The Constitution of 1787 – which remained largely in force until 1860 – established the presidency as a kind of administrative office, held by the person elected to assure that the laws passed by Congress were “faithfully executed.” The president was not elected to issue decrees, nor to pursue “policies” of his own.
That changed in 1860, when the office of the president was replaced by a general secretary/premier who styled himself “president” – so as to retain the linguistic legitimacy associated with the title.
For the same reason, the general secretaries/premiers of our time – at home and abroad – are also now in the habit of styling themselves “presidents.”
For the same reason that War Departments are now Defense Departments.
Speaking of democracy . . .
That is another word that used to be used to describe countries that had general secretaries and premieres. For example, the Deutsche Demokratische Republic – the former East Germany. Led – at the end – by Erich Honecker, the general secretary thereof. There wasn’t much “democracy” in the DDR, though. Just as there is a lot of general-secretaryship in the modern “president.”
Certainly, there is none in the Constitution – in which the word doesn’t appear even once. Yet it is used everywhere, by the general-secretary/premier who play-pretends to be the “president.” He claims to be its protector – and enforcer. He refers to it as the basis of his lawful authority – though, again, there is nothing in the actual law regarding “democracy.”
What is this “democracy”? In theory – and in fact?
In theory, it is majority rule – via the ballot. If 51 of 100 people vote for X then X becomes not only the law, it becomes right, by dint of the majority having voted for it.

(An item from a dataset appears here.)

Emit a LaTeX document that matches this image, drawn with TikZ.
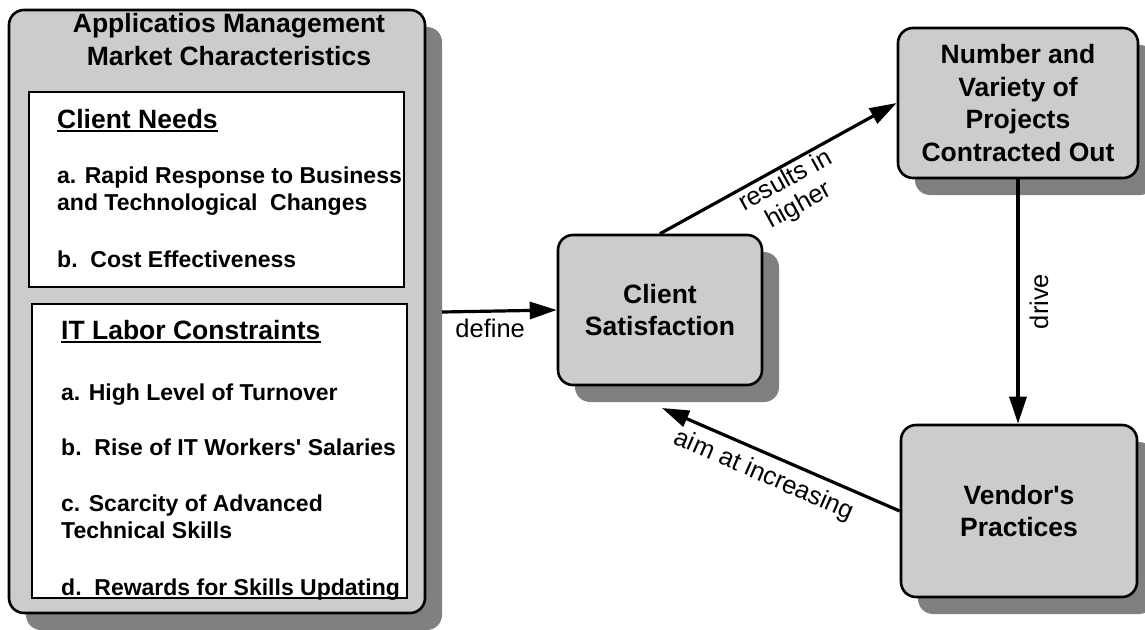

This facade of morality gives “democracy” its veneer of legitimacy – in the same way that calling the person who has the decreeing power of a general secretary or premier a “president” – and having him wear a suit and tie rather than a one-piece jumpsuit or sashes and epaulettes – softens it up and makes it sound like something kinder and gentler (to use a phrase used by a general secretary/premier play-pretending at being a “president”).
In fact, “democracy” is minority rule – often, by a general secretary/premier posing as a “president” claiming to rule on behalf of “the majority,” which isn’t.
A minority of one – as in the defunct DDR.
As is becoming the case in the almost-defunct United States, where the latest “president” was (s)elected by a majority of digits finagled into a black box and even if one sets that aside, at best was elected by about 26 percent of the eligible electorate, about half of which didn’t vote for anyone. This “president” acts on behalf of a minority – and even that is a fiction, because he is restrained by not much more than his personal whims.
It sounds an awful lot like the general secretary or premier of a communist country. Which is precisely why they prefer to be called “presidents” instead.